A CNN Business report from July 9, 2025, warned that prolonged tariff uncertainty could erode consumer confidence and reduce economic output, as seen in past trade wars.
Jamie Dimon, CEO of JPMorgan Chase, told Bloomberg News on July 10, 2025, that he is not counting on the U.S. avoiding a recession in 2025, citing tariffs as a key risk.
Retail sales data also shows signs of strain.
April 2025 retail sales grew by just 0.1%, down sharply from March’s 1.7% surge, as consumers pulled back in anticipation of higher prices.
Economists like Ben Ayers from Nationwide predict that April 2025 may mark the low point for CPI, with inflation likely to accelerate as tariff effects become more widespread.

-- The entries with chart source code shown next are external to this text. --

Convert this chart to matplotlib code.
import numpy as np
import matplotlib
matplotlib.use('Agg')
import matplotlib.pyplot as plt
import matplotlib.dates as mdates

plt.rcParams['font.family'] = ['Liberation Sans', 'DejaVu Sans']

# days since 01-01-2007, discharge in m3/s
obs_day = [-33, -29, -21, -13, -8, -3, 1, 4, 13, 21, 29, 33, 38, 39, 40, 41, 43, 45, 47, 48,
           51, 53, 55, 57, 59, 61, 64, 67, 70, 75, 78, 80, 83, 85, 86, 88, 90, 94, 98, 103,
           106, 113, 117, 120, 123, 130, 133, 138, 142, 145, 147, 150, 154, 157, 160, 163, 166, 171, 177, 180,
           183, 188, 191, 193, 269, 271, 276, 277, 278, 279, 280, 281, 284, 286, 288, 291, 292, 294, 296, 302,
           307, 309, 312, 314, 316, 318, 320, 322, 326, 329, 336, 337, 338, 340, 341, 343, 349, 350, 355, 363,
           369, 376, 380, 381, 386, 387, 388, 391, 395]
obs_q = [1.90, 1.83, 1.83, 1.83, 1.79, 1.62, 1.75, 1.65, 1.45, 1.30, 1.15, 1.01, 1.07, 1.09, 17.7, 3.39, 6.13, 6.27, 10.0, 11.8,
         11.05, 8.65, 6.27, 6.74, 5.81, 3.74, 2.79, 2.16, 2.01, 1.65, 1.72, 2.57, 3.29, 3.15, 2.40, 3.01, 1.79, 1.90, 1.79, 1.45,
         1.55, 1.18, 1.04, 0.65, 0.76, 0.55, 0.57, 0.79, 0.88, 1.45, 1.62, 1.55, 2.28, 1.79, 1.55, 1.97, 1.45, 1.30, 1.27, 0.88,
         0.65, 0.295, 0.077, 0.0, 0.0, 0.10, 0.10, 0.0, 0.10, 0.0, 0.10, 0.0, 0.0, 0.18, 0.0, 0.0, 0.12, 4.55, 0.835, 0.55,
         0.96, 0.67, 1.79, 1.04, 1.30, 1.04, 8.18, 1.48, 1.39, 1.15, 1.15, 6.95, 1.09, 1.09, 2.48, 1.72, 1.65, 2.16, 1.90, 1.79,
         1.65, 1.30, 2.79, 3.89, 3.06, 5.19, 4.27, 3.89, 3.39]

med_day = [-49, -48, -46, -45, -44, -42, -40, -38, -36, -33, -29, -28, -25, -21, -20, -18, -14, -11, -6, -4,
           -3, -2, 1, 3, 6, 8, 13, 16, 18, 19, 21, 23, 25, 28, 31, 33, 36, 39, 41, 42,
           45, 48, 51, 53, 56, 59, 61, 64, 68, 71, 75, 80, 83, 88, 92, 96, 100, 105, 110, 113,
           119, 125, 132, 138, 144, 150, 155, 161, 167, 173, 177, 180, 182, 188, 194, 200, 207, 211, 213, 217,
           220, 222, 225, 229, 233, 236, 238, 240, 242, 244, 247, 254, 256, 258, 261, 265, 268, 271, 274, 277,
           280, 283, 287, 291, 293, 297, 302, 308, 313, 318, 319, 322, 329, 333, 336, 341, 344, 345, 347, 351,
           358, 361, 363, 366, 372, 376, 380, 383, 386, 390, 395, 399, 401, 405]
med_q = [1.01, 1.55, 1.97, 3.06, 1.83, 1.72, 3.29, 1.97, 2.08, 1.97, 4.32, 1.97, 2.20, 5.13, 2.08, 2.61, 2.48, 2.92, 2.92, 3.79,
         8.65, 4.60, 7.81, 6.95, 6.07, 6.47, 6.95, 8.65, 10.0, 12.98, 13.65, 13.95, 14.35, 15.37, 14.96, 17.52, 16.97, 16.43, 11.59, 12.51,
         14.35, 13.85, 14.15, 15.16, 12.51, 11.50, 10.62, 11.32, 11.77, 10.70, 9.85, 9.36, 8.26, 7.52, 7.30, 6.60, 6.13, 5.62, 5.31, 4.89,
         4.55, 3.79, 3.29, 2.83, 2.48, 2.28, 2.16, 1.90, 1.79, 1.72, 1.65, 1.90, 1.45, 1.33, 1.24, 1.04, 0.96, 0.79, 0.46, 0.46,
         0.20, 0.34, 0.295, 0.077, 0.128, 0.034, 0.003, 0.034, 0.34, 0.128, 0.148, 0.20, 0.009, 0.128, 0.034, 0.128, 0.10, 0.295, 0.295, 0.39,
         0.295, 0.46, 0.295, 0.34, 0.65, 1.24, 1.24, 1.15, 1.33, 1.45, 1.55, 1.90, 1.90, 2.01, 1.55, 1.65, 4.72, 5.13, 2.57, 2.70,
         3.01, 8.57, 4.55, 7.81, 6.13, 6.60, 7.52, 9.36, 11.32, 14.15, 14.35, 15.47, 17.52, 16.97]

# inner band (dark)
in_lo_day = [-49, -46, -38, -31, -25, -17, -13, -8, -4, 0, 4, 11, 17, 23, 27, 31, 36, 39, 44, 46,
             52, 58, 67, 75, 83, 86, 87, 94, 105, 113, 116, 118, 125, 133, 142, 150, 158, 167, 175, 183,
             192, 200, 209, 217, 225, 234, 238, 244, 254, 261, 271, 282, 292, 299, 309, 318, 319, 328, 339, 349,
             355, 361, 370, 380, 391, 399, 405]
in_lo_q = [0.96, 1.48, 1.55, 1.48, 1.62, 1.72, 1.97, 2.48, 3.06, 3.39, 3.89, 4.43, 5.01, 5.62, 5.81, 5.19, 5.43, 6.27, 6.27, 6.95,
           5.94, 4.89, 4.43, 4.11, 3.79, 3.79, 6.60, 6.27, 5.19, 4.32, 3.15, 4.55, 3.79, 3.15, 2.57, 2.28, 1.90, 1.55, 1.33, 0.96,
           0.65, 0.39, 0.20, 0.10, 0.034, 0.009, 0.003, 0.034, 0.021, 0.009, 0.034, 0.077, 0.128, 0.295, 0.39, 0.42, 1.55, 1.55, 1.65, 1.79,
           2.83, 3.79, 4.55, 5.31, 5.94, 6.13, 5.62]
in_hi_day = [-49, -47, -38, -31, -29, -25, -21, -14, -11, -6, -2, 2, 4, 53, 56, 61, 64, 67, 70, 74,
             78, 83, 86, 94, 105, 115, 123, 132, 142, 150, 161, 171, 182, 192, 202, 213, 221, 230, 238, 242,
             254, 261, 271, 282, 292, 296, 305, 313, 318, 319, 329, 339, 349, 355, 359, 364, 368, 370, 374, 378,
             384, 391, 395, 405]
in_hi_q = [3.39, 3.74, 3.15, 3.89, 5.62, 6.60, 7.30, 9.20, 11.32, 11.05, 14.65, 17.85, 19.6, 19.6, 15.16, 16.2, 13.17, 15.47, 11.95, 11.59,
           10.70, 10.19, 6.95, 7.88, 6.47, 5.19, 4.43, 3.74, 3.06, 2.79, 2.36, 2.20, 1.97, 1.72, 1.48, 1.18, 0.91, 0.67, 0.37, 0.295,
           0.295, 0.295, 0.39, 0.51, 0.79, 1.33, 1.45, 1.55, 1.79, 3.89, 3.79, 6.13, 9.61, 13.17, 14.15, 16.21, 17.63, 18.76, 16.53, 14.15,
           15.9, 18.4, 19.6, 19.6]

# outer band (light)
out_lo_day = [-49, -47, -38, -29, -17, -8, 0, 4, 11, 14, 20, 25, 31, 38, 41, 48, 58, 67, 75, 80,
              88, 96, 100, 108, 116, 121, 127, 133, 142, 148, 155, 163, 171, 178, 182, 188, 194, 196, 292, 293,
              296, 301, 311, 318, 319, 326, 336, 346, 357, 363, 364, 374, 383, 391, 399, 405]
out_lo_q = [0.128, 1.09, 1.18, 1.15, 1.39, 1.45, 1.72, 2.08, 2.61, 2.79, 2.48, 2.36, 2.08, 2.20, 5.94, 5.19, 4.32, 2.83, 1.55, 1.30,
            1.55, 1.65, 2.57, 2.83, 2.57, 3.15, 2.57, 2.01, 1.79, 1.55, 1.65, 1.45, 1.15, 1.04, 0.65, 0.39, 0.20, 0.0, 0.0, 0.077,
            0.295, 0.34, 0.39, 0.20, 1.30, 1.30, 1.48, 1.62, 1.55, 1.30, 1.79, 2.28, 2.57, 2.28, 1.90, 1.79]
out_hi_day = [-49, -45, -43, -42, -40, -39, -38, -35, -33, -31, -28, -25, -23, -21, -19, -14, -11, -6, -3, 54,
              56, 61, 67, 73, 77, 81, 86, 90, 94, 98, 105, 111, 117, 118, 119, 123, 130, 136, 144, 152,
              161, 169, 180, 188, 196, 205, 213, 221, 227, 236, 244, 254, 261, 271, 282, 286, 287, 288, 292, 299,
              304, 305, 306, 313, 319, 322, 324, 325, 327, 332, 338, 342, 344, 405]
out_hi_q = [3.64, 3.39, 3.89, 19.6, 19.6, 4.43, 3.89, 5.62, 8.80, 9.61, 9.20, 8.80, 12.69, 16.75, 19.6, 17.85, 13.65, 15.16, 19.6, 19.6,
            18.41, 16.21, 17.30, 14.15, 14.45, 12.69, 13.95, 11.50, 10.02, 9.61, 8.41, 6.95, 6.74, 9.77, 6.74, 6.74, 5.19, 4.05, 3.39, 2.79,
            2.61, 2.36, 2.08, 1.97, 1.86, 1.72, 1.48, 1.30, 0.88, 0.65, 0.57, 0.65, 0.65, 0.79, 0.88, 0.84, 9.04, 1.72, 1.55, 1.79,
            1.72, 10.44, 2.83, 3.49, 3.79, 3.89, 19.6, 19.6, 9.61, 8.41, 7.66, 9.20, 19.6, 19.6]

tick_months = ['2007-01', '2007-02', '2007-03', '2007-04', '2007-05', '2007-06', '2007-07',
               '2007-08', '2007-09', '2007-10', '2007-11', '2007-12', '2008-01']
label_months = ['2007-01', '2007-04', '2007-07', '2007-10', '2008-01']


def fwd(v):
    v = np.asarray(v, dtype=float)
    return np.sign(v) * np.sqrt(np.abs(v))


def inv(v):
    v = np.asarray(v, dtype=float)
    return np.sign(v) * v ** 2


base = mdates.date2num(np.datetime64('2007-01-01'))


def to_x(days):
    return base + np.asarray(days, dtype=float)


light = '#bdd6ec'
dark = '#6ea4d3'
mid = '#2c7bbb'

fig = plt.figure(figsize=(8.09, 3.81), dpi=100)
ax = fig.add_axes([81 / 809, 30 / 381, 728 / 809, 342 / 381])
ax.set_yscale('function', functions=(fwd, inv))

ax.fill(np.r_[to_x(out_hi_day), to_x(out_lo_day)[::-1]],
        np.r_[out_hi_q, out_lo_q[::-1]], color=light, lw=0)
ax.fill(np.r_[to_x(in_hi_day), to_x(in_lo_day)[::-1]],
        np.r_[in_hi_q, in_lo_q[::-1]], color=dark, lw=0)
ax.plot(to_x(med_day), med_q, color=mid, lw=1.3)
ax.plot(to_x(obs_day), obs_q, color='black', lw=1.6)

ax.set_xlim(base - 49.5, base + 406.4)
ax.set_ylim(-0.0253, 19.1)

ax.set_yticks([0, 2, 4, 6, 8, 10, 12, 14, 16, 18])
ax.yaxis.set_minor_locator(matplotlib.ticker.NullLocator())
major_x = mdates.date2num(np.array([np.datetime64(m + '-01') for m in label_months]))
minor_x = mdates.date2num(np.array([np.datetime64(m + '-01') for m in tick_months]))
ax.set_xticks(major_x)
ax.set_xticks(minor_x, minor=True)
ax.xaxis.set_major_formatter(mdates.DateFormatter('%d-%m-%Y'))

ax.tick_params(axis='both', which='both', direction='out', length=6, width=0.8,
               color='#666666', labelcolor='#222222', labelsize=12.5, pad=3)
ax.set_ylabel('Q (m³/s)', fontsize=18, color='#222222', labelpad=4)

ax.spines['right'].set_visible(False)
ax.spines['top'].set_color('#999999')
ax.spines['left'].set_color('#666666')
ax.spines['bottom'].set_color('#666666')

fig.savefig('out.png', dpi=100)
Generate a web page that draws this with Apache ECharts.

Global markets have shown mixed responses.
On July 8, 2025, Asian stock markets rose after Trump extended the tariff deadline to August 1, signaling openness to negotiations.
However, U.S. stocks dipped slightly on July 10, with the Dow falling 166 points, as investors braced for a new wave of tariffs.
Reuters reported on July 11, 2025, that Trump plans to raise blanket tariffs to 15% or 20% on most trade partners.
The Canadian dollar weakened against the U.S. dollar following the announcement of 35% tariffs on Canadian imports, reflecting market concerns about trade disruptions.
While the administration touts the economic benefits of tariffs, including billions in revenue and potential boosts to U.S. manufacturing, critics argue the risks outweigh the gains.
“The levies are likely to reduce America’s economic output, as has happened before,” noted a July 8 CNN Business analysis.
Economists warn that sustained high tariffs could lead to a broader inflationary surge by late 2025, potentially weakening the labor market and slowing growth.
As the August 1 deadline approaches, the trajectory of prices and inflation remains uncertain, with businesses and consumers bracing for potential cost increases.
The coming months will be critical in determining whether the administration’s tariff strategy will deliver promised economic gains or trigger the inflationary wave economists fear.